SCRANTON — A new Duffy Park and a replica of a World War I doughboy statue will be dedicated 11 a.m. on Veterans Day, Nov. 11, in a ceremony, city and Rabiega-Gorgol VFW Post 3451 officials announced Tuesday.
The date also is the centennial anniversary of the Armistice Day end of WWI.
The state Department of Transportation removed the “Spirit of the American Doughboy” WWI statue from the former Duffy Park fronting the south side of the old Harrison Avenue Bridge several years ago to make way for construction of the new bridge that was completed in December.
PennDOT had the original cast-zinc doughboy statue restored, and a cast-bronze replica made, both by Moorland Studios in Stockton, New Jersey.
The replica will go into a new Duffy Park being created on the south side of the new bridge, but across the road from where the original park stood.
The original doughboy statue was dedicated in 1940, in honor of Lt. Col. Frank Duffy, an engineer of the Delaware, Lackawanna & Western Railroad, who was killed in World War I.
President of the Scranton Engineers Club and supervisor with the Delaware, Lackawanna & Western Railroad, Duffy set sail with the 103rd Engineers on May 18, 1918. He was killed Aug. 17, 1918, by an enemy mortar in France.
Though the original doughboy statue was not specific to an individual — and there were many similar ones throughout the nation — the statue in Scranton became synonymous with native son Duffy, the highest-ranking soldier from Lackawanna County killed in WWI and namesake of the small park.
As an employee of the railroad company, Duffy worked locally throughout the area, including on the grounds of what today is the Steamtown National Historic Site that is devoted to the nation’s train and rail history
The Rabiega-Gorgol VFW Post 3451 of South Scranton asked Steamtown to become the permanent home of the original statue, which is too old and fragile to be repositioned outdoors.
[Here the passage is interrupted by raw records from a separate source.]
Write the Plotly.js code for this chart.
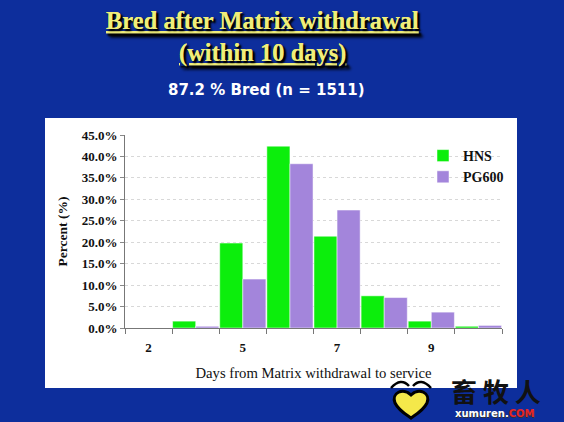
<!DOCTYPE html>
<html>
<head>
<meta charset="utf-8">
<script src="https://cdn.plot.ly/plotly-3.0.1.min.js"></script>
<style>html,body{margin:0;padding:0;background:#0d2e9c;}#chart{width:564px;height:422px;}</style>
</head>
<body>
<div id="chart"></div>
<script>
// Data
var days = [3, 4, 5, 6, 7, 8, 9, 10];
var hns = [0.0, 1.6, 19.8, 42.4, 21.4, 7.5, 1.6, 0.4];
var pg600 = [0.0, 0.4, 11.4, 38.3, 27.5, 7.1, 3.7, 0.6];
var tickVals = [3, 5, 7, 9];
var tickText = ["2", "5", "7", "9"];
var seriesNames = ["HNS", "PG600"];

var W = 564, H = 422;
var M = {l: 125, r: 62, t: 135, b: 94};
var pw = W - M.l - M.r, ph = H - M.t - M.b;
function px(x) { return (x - M.l) / pw; }
function py(y) { return (H - M.b - y) / ph; }

var serif = "Liberation Serif, Times New Roman, serif";

var traces = [
  {type: "bar", x: days, y: hns, name: seriesNames[0],
   marker: {color: "#0cee0c", line: {color: "#ffffff", width: 0.5}}},
  {type: "bar", x: days, y: pg600, name: seriesNames[1],
   marker: {color: "#a385db", line: {color: "#ffffff", width: 0.5}}}
];

var hx = 411, hy = 401; // heart logo centre (px)
function hp(dx, dy) { return px(hx + dx) + " " + py(hy + dy); }

var layout = {
  width: W, height: H,
  margin: M,
  paper_bgcolor: "#0d2e9c",
  plot_bgcolor: "#ffffff",
  barmode: "group",
  bargap: 0.02,
  bargroupgap: 0.0,
  font: {family: serif, color: "#111111"},
  showlegend: true,
  legend: {x: px(423), y: py(140), xanchor: "left", yanchor: "top",
           bgcolor: "rgba(0,0,0,0)", font: {family: serif, size: 14, color: "#111", weight: "bold"},
           itemwidth: 30, tracegroupgap: 0},
  xaxis: {
    range: [2.5, 10.5], tickvals: tickVals, ticktext: tickText,
    ticks: "", showgrid: false, zeroline: false,
    showline: true, linecolor: "#777777", linewidth: 1,
    ticklabelstandoff: 7,
    tickfont: {family: serif, size: 13, color: "#111", weight: "bold"},
    minor: {tickmode: "linear", tick0: 2.5, dtick: 1, ticks: "outside", ticklen: 5, tickcolor: "#777777", showgrid: false},
    title: {text: "Days from Matrix withdrawal to service", font: {family: serif, size: 14.7, color: "#111"}, standoff: 14}
  },
  yaxis: {
    range: [0, 45], dtick: 5, tickformat: ".1f", ticksuffix: "%",
    ticks: "outside", ticklen: 4, tickcolor: "#888888",
    showline: true, linecolor: "#777777", linewidth: 1,
    showgrid: true, gridcolor: "#d8d8d8", griddash: "dot", gridwidth: 1,
    zeroline: false,
    tickfont: {family: serif, size: 13, color: "#111", weight: "bold"},
    title: {text: "Percent (%)", font: {family: serif, size: 13.5, color: "#111", weight: "bold"}, standoff: 10}
  },
  shapes: [
    {type: "rect", xref: "paper", yref: "paper", layer: "below",
     x0: px(45), x1: px(517), y0: py(388), y1: py(118),
     fillcolor: "#ffffff", line: {width: 0}},
    // watermark heart logo
    {type: "path", xref: "paper", yref: "paper", layer: "above",
     path: "M " + hp(0, -6) + " C " + hp(-8, -14) + " " + hp(-20, -8) + " " + hp(-16, 2) +
           " C " + hp(-12, 10) + " " + hp(-4, 14) + " " + hp(0, 17) +
           " C " + hp(4, 14) + " " + hp(12, 10) + " " + hp(16, 2) +
           " C " + hp(20, -8) + " " + hp(8, -14) + " " + hp(0, -6) + " Z",
     fillcolor: "#f4e84a", line: {color: "#000000", width: 3}},
    {type: "path", xref: "paper", yref: "paper", layer: "above",
     path: "M " + hp(-20, -13) + " Q " + hp(-10, -24) + " " + hp(-2, -15),
     line: {color: "#000000", width: 2.5}},
    {type: "path", xref: "paper", yref: "paper", layer: "above",
     path: "M " + hp(2, -15) + " Q " + hp(10, -24) + " " + hp(20, -13),
     line: {color: "#000000", width: 2.5}}
  ],
  annotations: [
    {xref: "paper", yref: "paper", x: px(262), y: py(21), xanchor: "center", yanchor: "middle", showarrow: false,
     text: "<u>Bred after Matrix withdrawal</u>",
     font: {family: serif, size: 24.5, color: "#f0ee7a", weight: "bold", shadow: "2px 2px 2px #000000"}},
    {xref: "paper", yref: "paper", x: px(262), y: py(53), xanchor: "center", yanchor: "middle", showarrow: false,
     text: "<u>(within 10 days)</u>",
     font: {family: serif, size: 24.5, color: "#f0ee7a", weight: "bold", shadow: "2px 2px 2px #000000"}},
    {xref: "paper", yref: "paper", x: px(266), y: py(90), xanchor: "center", yanchor: "middle", showarrow: false,
     text: "87.2 % Bred (n = 1511)",
     font: {family: "DejaVu Sans, Verdana, sans-serif", size: 15, color: "#ffffff", weight: "bold"}},
    {xref: "paper", yref: "paper", x: px(496), y: py(390), xanchor: "center", yanchor: "middle", showarrow: false,
     text: "畜 牧 人",
     font: {family: "Noto Sans CJK SC", size: 26, color: "#111111", weight: "bold"}},
    {xref: "paper", yref: "paper", x: px(495), y: py(413), xanchor: "center", yanchor: "middle", showarrow: false,
     text: "xumuren.<span style='color:#e8242a'>COM</span>",
     font: {family: "DejaVu Sans, sans-serif", size: 10, color: "#ffffff", weight: "bold", shadow: "1px 1px 0px #333"}}
  ]
};

Plotly.newPlot("chart", traces, layout, {displayModeBar: false, staticPlot: true});
</script>
</body>
</html>
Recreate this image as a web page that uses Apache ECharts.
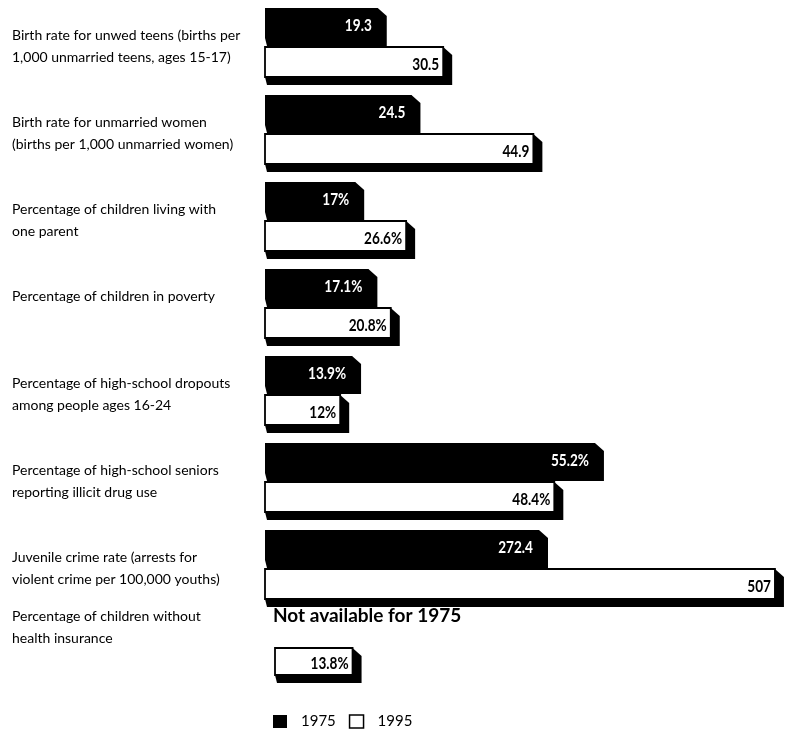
<!DOCTYPE html>
<html><head><meta charset="utf-8">
<script src="https://cdn.jsdelivr.net/npm/echarts@6/dist/echarts.min.js"></script>
<style>html,body{margin:0;padding:0;background:#fff}#c{width:792px;height:732px}</style>
</head><body><div id="c"></div><script>
// ---------- data ----------
const categories = [
  'Birth rate for unwed teens (births per\n1,000 unmarried teens, ages 15-17)',
  'Birth rate for unmarried women\n(births per 1,000 unmarried women)',
  'Percentage of children living with\none parent',
  'Percentage of children in poverty',
  'Percentage of high-school dropouts\namong people ages 16-24',
  'Percentage of high-school seniors\nreporting illicit drug use',
  'Juvenile crime rate (arrests for\nviolent crime per 100,000 youths)',
  'Percentage of children without\nhealth insurance'
];
const values1975 = [19.3, 24.5, 17, 17.1, 13.9, 55.2, 272.4, null];
const values1995 = [30.5, 44.9, 26.6, 20.8, 12, 48.4, 507, 13.8];
const labels1975 = ['19.3', '24.5', '17%', '17.1%', '13.9%', '55.2%', '272.4', ''];
const labels1995 = ['30.5', '44.9', '26.6%', '20.8%', '12%', '48.4%', '507', '13.8%'];
const rowScaleMax = [89, 87, 98, 86, 83, 87, 517, 92];
const seriesNames = ['1975', '1995'];
const noteText = 'Not available for 1975';

// ---------- layout ----------
const ROW_TOP0 = 8, ROW_PITCH = 87, GRID_W = 520;
const LABEL_FONT = "14px Lato, 'Open Sans', sans-serif";
const BAR_FONT = "bold 17px Lato, sans-serif";
function rowTop(r) { return ROW_TOP0 + ROW_PITCH * r; }
function gridTop(r) { return r < 7 ? rowTop(r) - 4.5 : 603; }
function gridLeft(r) { return r < 7 ? 265 : 275; }
function faceH(r) { return r < 7 ? 30 : 27; }

function makeRender(text, fh, dark) {
  return function (params, api) {
    const v = api.value(0), cat = api.value(1);
    const p0 = api.coord([0, cat]);
    const p1 = api.coord([v, cat]);
    const x0 = p0[0], x1 = p1[0];
    const y0 = p0[1] - fh / 2, y1 = y0 + fh;
    const dx = 9, dy = 8;
    return {
      type: 'group',
      children: [
        { type: 'polygon', shape: { points: [[x1, y0], [x1 + dx, y0 + dy], [x1 + dx, y1 + dy], [x0 + 2, y1 + dy], [x0, y1]] },
          style: { fill: '#000' } },
        { type: 'rect', shape: { x: x0, y: y0, width: x1 - x0, height: fh },
          style: dark ? { fill: '#000' } : { fill: '#fff', stroke: '#000', lineWidth: 1.8 } },
        { type: 'text', x: x1 - (dark ? 6 : 4), y: (y0 + y1) / 2 + 2.5, scaleX: 0.8,
          style: { text: text, x: 0, y: 0, align: 'right', verticalAlign: 'middle',
            fill: dark ? '#fff' : '#000', font: BAR_FONT } }
      ]
    };
  };
}

const grids = [], xAxes = [], yAxes = [], series = [], graphics = [];
categories.forEach(function (name, r) {
  grids.push({ left: gridLeft(r), top: gridTop(r), width: GRID_W, height: 78, containLabel: false });
  xAxes.push({ gridIndex: r, type: 'value', min: 0, max: rowScaleMax[r], show: false });
  yAxes.push({ gridIndex: r, type: 'category', data: seriesNames, inverse: true, show: false });
  if (values1975[r] != null) {
    series.push({ name: seriesNames[0], type: 'custom', xAxisIndex: r, yAxisIndex: r,
      itemStyle: { color: '#000' }, encode: { x: 0, y: 1 },
      renderItem: makeRender(labels1975[r], faceH(r), true), data: [[values1975[r], 0]] });
  }
  series.push({ name: seriesNames[1], type: 'custom', xAxisIndex: r, yAxisIndex: r,
    itemStyle: { color: '#fff', borderColor: '#000', borderWidth: 1.5 }, encode: { x: 0, y: 1 },
    renderItem: makeRender(labels1995[r], faceH(r), false), data: [[values1995[r], 1]] });
  graphics.push({ type: 'text', x: 12, y: r < 7 ? rowTop(r) + 16 : 605,
    style: { text: name, font: LABEL_FONT, lineHeight: 22, fill: '#000', verticalAlign: 'top' } });
});
graphics.push({ type: 'text', x: 273, y: 616,
  style: { text: noteText, font: "bold 19px Lato, sans-serif", fill: '#000', verticalAlign: 'middle' } });

const chart = echarts.init(document.getElementById('c'), null, { renderer: 'canvas' });
chart.setOption({
  backgroundColor: '#fff',
  animation: false,
  grid: grids,
  xAxis: xAxes,
  yAxis: yAxes,
  legend: {
    left: 273, top: 714, padding: 0, icon: 'rect', itemWidth: 14, itemHeight: 13, itemGap: 13,
    data: [
      { name: seriesNames[0], itemStyle: { color: '#000' } },
      { name: seriesNames[1], itemStyle: { color: '#fff', borderColor: '#000', borderWidth: 1.5 } }
    ],
    textStyle: { fontFamily: 'Lato', fontSize: 15, color: '#000', padding: [0, 0, 0, 9] }
  },
  graphic: graphics,
  series: series
});
</script></body></html>
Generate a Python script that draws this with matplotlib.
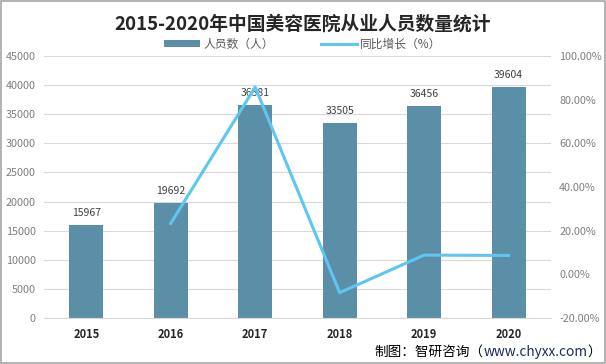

Steamtown agreed to accept the old statue and make it part of the site’s permanent collection, said Bill Fischer, chief of visitor services and resource management at Steamtown.
However, the original statue won’t be on display at Steamtown in time for Veterans Day, Fischer said.
The replica and original statues are expected to be returned to Scranton around Nov. 7, said VFW post Commander Jerry O’Malley.
The dedication ceremony at the new park will include a 21-gun salute and a bugler playing taps, O’Malley said.
“It’s for the veterans. That’s what it’s all about. It’s about them,” O’Malley said of the ceremony.